RECORDED DATA >>
________________
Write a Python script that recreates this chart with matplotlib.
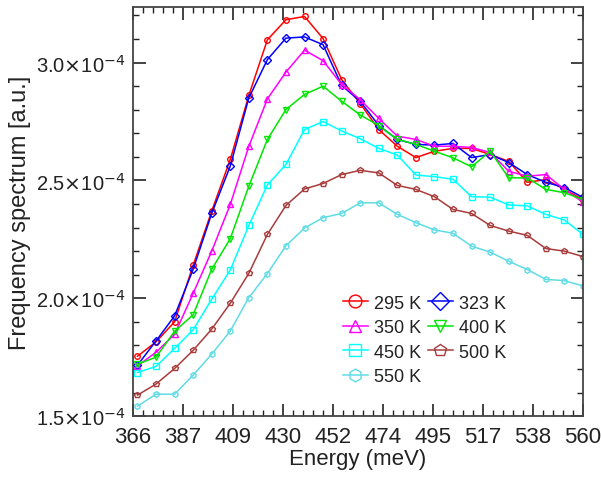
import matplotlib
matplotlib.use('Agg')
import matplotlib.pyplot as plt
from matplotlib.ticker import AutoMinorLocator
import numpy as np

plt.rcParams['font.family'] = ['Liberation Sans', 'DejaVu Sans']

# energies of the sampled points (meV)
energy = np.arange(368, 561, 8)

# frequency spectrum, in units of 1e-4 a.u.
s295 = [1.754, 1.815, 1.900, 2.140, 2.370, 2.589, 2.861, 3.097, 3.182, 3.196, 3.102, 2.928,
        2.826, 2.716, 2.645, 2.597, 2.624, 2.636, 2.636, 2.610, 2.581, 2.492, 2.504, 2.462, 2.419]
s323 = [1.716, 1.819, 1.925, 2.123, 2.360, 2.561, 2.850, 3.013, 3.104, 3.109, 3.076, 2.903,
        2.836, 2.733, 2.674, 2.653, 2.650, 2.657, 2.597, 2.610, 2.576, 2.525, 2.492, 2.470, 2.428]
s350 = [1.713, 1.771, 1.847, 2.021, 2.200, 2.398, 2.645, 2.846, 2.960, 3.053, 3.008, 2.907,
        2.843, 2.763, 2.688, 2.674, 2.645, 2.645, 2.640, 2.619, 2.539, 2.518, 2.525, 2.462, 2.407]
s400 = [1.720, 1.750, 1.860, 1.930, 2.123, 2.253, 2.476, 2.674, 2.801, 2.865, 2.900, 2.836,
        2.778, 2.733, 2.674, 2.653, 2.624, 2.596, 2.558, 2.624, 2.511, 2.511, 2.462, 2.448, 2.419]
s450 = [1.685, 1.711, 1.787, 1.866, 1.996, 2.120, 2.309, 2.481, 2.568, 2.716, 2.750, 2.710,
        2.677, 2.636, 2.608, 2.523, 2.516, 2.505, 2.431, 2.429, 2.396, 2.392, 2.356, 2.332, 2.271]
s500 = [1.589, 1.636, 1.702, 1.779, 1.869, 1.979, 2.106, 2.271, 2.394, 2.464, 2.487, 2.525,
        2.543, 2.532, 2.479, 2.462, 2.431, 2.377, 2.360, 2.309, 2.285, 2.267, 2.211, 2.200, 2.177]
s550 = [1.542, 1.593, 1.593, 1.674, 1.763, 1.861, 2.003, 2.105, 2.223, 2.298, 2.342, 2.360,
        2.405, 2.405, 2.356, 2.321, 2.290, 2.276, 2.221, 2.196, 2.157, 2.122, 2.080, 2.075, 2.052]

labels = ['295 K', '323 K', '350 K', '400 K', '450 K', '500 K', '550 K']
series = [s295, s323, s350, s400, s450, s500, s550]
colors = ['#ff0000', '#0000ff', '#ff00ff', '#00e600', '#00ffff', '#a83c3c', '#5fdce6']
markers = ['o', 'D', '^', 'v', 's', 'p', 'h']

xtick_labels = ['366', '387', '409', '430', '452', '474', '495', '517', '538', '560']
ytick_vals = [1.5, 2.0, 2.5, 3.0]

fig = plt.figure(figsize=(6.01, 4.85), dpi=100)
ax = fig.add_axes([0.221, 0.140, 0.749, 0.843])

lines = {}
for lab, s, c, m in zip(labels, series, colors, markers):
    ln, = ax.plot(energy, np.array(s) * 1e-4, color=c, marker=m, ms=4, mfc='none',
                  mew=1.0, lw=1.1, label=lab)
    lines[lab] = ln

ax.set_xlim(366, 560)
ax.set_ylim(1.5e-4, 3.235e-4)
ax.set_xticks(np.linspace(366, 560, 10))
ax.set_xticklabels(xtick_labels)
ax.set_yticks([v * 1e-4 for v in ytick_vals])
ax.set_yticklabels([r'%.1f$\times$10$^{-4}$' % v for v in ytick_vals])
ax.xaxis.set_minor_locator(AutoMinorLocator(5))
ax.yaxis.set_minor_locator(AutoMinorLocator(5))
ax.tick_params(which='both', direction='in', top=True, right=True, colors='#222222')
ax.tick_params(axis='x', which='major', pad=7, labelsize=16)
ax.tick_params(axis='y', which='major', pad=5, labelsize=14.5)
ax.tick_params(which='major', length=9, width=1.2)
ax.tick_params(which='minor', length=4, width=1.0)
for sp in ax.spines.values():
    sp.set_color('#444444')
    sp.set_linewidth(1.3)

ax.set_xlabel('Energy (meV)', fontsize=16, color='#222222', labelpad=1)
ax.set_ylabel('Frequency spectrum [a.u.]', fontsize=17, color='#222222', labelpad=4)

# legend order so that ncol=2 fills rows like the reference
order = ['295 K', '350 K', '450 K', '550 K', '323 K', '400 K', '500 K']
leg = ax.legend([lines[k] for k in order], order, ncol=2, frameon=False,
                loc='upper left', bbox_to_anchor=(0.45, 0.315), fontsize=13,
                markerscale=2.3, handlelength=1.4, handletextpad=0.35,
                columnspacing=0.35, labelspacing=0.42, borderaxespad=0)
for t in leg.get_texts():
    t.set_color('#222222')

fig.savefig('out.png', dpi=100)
________________
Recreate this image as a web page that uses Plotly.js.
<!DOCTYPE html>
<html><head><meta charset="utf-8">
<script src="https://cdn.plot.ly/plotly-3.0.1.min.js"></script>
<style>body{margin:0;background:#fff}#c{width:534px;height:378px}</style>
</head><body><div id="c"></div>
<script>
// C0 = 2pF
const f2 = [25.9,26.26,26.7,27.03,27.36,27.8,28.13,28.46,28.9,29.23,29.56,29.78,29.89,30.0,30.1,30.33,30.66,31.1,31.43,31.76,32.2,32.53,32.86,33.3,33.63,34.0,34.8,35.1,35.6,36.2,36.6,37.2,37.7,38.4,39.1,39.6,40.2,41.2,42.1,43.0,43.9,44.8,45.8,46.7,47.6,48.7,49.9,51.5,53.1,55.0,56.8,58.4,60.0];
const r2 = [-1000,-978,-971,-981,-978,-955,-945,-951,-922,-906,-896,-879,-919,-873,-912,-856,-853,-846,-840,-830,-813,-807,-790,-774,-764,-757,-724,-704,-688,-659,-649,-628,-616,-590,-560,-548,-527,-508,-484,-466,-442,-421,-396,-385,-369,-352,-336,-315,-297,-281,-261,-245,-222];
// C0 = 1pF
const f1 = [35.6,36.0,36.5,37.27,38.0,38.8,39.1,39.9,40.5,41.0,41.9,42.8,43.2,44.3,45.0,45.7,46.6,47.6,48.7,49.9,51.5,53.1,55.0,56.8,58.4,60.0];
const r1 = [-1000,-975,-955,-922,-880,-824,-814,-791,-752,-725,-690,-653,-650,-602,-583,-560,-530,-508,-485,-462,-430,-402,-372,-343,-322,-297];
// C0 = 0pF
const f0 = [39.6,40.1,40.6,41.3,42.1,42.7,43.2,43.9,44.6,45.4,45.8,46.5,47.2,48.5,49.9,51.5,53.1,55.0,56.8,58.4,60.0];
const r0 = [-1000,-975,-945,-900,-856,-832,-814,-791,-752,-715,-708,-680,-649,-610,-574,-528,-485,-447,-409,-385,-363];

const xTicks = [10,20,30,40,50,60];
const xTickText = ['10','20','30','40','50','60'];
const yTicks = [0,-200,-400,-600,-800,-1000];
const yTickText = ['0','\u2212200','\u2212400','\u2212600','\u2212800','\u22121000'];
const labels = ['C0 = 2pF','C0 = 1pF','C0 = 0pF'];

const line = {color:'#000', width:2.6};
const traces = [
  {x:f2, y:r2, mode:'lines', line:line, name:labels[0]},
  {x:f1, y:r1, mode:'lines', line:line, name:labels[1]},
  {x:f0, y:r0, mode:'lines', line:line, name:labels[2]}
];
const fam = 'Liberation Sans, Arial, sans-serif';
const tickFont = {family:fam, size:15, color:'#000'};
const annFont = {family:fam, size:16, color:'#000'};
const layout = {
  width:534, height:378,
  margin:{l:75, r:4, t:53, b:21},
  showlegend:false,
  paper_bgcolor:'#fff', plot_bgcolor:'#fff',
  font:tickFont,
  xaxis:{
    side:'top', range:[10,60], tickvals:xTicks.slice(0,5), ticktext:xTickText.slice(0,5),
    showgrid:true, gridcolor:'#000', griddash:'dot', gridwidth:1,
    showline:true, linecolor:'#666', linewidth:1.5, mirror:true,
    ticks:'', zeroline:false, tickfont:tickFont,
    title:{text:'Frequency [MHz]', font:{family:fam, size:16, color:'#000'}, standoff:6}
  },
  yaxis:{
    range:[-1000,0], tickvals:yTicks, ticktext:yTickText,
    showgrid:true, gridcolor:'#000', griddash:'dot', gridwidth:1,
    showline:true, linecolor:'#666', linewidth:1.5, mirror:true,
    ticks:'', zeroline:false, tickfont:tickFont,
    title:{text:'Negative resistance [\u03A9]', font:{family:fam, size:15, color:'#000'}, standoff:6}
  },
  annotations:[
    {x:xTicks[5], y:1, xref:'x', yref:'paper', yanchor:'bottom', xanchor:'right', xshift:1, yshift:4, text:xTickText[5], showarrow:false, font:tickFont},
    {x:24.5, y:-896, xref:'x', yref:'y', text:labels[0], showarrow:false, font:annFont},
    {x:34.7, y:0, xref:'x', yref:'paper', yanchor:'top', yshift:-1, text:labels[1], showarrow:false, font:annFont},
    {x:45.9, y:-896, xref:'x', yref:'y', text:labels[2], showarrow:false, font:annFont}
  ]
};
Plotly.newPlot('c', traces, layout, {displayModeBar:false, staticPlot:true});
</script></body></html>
________________
WHAT THE TASK ASKS >>
Copy the lines above exactly, starting with the line that contains "Write a Python" and ending with the line that contains "plt.rcParams['font.family'] = ['Liberation", and leave out any pictures.

EXERCISE OUTPUT >>
Write a Python script that recreates this chart with matplotlib.
import matplotlib
matplotlib.use('Agg')
import matplotlib.pyplot as plt
from matplotlib.ticker import AutoMinorLocator
import numpy as np

plt.rcParams['font.family'] = ['Liberation Sans', 'DejaVu Sans']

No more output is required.